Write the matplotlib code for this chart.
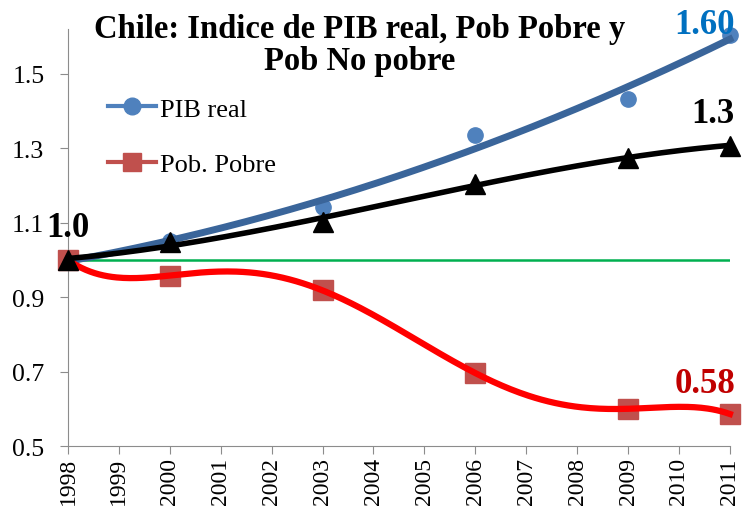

--

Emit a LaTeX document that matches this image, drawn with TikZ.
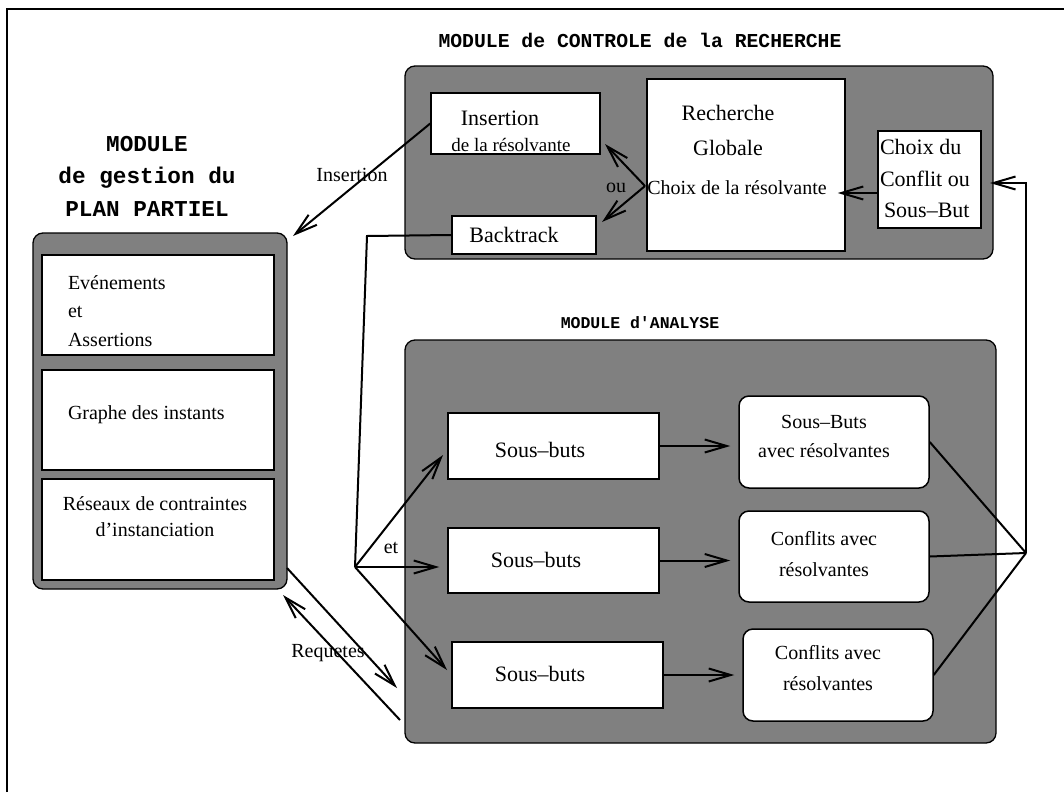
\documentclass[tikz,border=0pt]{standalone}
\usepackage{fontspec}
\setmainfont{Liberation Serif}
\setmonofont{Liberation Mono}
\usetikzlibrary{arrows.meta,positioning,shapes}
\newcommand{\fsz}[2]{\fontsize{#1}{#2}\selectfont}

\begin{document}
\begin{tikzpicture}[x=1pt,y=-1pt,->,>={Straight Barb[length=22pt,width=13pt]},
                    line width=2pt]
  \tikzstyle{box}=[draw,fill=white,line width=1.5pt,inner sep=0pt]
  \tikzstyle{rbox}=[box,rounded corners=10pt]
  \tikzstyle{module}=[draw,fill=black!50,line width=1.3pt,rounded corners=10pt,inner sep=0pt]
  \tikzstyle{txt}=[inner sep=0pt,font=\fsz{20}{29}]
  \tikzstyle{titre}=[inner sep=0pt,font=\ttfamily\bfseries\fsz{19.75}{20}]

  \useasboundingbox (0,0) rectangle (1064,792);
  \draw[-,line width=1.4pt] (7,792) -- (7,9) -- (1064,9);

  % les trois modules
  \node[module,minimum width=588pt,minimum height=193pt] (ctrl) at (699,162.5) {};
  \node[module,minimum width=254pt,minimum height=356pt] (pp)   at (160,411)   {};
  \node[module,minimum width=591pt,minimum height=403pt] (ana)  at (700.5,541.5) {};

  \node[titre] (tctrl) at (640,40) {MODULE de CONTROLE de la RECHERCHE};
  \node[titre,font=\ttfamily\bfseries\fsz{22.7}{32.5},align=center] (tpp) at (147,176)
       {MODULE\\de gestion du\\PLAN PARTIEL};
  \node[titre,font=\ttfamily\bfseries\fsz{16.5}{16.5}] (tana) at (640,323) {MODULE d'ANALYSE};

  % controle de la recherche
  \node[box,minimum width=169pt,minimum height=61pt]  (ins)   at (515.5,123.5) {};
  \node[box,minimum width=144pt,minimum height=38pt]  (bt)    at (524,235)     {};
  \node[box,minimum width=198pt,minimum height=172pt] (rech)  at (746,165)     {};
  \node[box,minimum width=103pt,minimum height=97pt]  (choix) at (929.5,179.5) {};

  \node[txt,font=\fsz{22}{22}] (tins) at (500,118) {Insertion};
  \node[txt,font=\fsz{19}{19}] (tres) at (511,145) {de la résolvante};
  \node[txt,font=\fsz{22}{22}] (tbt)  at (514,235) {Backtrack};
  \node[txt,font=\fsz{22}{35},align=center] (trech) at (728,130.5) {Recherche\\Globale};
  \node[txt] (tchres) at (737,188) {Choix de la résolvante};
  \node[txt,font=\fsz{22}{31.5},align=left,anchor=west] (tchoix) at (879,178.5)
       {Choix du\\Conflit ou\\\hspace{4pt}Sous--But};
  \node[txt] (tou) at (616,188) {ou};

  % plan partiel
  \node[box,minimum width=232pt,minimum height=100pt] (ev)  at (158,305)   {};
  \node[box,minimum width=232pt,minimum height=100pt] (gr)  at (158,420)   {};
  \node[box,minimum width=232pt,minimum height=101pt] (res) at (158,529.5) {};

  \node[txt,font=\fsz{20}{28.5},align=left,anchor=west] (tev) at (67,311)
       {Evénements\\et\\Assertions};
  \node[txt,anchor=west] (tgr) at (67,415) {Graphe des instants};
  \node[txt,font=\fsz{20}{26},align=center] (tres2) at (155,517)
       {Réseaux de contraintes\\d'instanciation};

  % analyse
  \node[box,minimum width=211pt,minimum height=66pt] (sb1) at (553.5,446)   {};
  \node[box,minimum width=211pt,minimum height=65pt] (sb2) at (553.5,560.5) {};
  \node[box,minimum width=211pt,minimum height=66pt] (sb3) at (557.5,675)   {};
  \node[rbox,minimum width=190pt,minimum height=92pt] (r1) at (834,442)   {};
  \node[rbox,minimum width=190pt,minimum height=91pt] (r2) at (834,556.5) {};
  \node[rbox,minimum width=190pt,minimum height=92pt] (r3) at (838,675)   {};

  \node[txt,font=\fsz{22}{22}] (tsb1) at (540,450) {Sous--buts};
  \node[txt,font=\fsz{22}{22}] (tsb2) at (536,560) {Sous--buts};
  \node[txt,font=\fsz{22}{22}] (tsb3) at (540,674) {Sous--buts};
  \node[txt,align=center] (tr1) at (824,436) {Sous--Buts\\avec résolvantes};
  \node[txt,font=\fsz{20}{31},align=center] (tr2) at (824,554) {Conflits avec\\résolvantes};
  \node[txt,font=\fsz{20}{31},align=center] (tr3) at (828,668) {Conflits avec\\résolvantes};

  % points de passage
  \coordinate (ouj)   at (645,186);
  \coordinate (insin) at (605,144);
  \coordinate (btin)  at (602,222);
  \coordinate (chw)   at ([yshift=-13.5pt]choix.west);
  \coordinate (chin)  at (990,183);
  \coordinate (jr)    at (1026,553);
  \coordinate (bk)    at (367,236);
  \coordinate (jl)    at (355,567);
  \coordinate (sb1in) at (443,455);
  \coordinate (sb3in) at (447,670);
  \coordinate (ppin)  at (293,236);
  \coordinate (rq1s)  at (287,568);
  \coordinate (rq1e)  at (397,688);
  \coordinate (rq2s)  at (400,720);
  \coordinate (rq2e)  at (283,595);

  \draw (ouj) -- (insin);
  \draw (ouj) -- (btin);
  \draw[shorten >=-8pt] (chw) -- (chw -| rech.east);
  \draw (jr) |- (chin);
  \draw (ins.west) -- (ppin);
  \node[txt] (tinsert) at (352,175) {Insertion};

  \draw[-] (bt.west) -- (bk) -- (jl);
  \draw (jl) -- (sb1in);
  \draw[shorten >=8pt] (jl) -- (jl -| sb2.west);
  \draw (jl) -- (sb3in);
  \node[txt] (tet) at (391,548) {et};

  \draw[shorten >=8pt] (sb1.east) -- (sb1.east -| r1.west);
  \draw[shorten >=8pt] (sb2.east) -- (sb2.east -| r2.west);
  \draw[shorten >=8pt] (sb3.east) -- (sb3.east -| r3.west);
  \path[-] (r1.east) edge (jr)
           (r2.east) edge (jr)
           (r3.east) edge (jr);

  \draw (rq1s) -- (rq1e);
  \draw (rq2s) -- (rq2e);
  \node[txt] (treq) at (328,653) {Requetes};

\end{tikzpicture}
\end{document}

==

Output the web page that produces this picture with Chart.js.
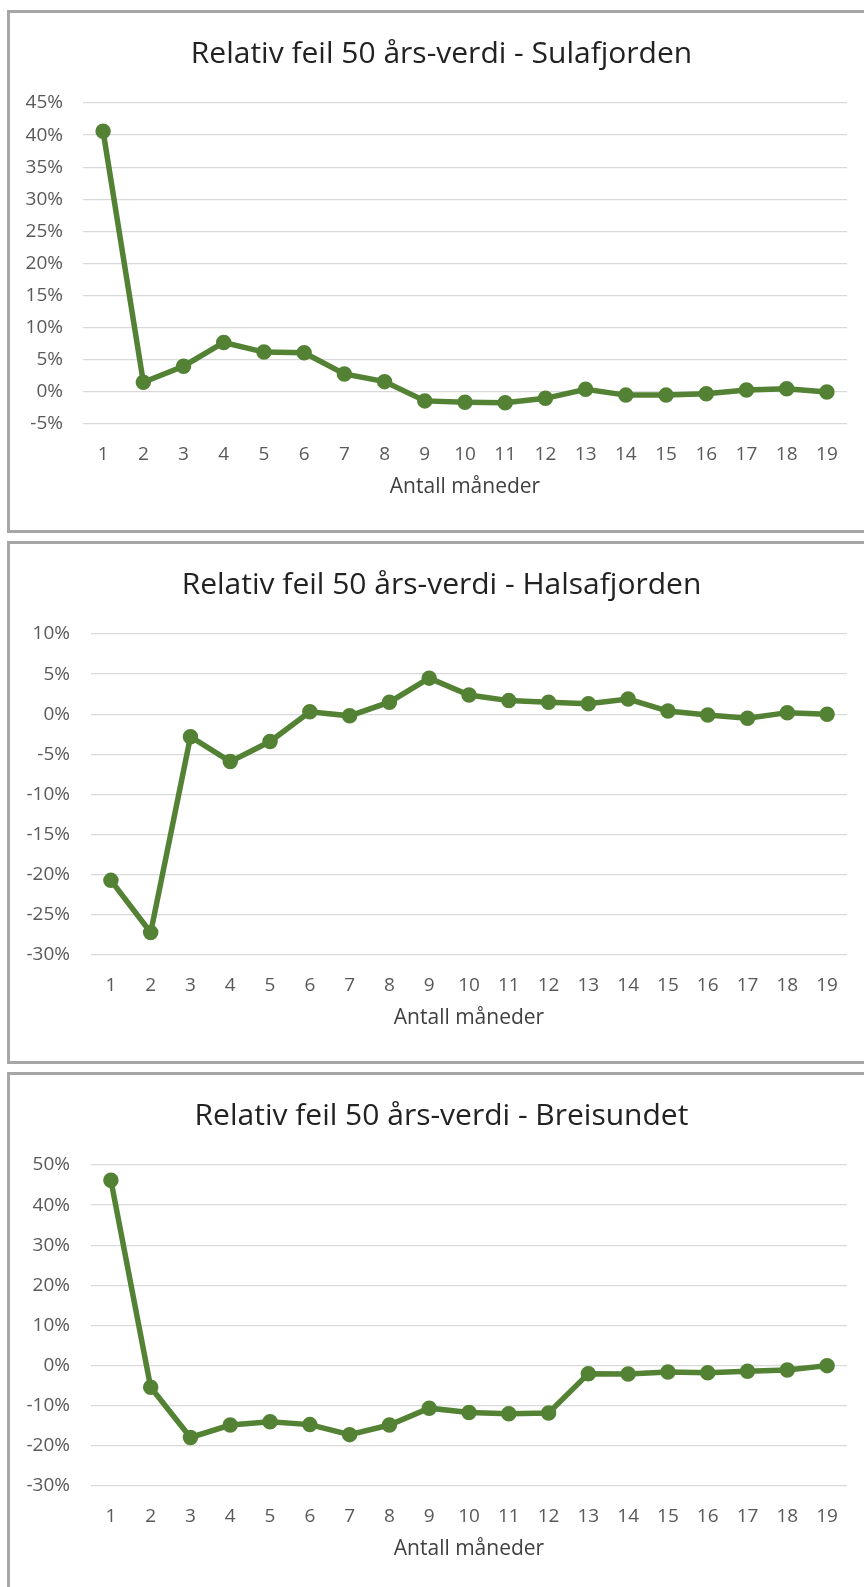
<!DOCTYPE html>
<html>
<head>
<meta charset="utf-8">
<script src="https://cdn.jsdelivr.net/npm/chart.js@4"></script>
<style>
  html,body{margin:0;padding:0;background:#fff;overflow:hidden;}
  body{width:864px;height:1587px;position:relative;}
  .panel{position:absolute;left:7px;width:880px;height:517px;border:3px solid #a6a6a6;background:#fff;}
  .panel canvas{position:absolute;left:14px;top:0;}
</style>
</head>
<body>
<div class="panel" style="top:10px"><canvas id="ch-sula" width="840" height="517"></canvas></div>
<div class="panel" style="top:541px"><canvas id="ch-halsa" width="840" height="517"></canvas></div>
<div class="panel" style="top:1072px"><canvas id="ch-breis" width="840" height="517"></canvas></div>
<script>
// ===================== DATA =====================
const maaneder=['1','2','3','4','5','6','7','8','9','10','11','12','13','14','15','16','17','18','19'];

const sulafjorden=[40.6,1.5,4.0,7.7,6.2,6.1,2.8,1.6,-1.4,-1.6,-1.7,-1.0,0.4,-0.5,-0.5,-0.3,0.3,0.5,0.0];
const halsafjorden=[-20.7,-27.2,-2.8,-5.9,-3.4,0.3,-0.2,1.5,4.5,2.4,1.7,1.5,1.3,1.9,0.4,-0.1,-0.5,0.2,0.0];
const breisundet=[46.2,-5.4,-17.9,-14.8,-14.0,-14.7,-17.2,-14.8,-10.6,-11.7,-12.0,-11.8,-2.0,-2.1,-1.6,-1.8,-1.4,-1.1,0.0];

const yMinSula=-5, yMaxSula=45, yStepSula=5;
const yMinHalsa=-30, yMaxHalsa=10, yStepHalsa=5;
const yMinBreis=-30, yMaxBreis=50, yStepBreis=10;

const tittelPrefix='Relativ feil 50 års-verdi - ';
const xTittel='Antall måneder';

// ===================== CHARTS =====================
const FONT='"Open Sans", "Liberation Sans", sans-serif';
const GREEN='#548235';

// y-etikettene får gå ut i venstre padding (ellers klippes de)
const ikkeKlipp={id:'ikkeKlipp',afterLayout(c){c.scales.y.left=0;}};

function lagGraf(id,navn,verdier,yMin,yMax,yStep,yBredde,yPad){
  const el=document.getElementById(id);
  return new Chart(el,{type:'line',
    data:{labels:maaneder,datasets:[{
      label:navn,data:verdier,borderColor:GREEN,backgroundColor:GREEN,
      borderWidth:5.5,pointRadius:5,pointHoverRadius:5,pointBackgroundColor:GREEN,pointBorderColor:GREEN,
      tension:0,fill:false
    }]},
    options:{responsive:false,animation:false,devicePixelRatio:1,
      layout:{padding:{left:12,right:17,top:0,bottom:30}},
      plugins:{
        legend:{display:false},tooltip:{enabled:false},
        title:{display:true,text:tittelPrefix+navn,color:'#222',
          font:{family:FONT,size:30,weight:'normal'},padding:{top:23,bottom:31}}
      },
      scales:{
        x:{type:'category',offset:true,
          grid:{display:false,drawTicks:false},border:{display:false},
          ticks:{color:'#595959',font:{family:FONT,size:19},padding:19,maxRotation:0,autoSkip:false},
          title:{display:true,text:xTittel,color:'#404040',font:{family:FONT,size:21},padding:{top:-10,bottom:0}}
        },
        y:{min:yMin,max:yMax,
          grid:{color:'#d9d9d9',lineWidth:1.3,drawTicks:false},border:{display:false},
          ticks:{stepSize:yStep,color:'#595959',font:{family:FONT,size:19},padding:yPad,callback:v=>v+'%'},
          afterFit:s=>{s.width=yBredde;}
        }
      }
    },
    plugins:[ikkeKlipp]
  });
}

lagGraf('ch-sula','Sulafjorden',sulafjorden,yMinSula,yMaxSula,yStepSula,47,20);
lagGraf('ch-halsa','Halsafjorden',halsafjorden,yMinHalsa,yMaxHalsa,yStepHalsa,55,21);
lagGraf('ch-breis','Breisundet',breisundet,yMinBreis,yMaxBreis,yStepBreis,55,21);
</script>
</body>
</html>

• **THE EXERCISE**:
Retype the lines above exactly as they appear, from the line containing "Emit a LaTeX" through the line containing "width=591pt,minimum height=403pt] (ana)", and leave out any pictures.

• **ANSWER TO THE EXERCISE**:
Emit a LaTeX document that matches this image, drawn with TikZ.
\documentclass[tikz,border=0pt]{standalone}
\usepackage{fontspec}
\setmainfont{Liberation Serif}
\setmonofont{Liberation Mono}
\usetikzlibrary{arrows.meta,positioning,shapes}
\newcommand{\fsz}[2]{\fontsize{#1}{#2}\selectfont}

\begin{document}
\begin{tikzpicture}[x=1pt,y=-1pt,->,>={Straight Barb[length=22pt,width=13pt]},
                    line width=2pt]
  \tikzstyle{box}=[draw,fill=white,line width=1.5pt,inner sep=0pt]
  \tikzstyle{rbox}=[box,rounded corners=10pt]
  \tikzstyle{module}=[draw,fill=black!50,line width=1.3pt,rounded corners=10pt,inner sep=0pt]
  \tikzstyle{txt}=[inner sep=0pt,font=\fsz{20}{29}]
  \tikzstyle{titre}=[inner sep=0pt,font=\ttfamily\bfseries\fsz{19.75}{20}]

  \useasboundingbox (0,0) rectangle (1064,792);
  \draw[-,line width=1.4pt] (7,792) -- (7,9) -- (1064,9);

  % les trois modules
  \node[module,minimum width=588pt,minimum height=193pt] (ctrl) at (699,162.5) {};
  \node[module,minimum width=254pt,minimum height=356pt] (pp)   at (160,411)   {};
  \node[module,minimum width=591pt,minimum height=403pt] (ana)  at (700.5,541.5) {};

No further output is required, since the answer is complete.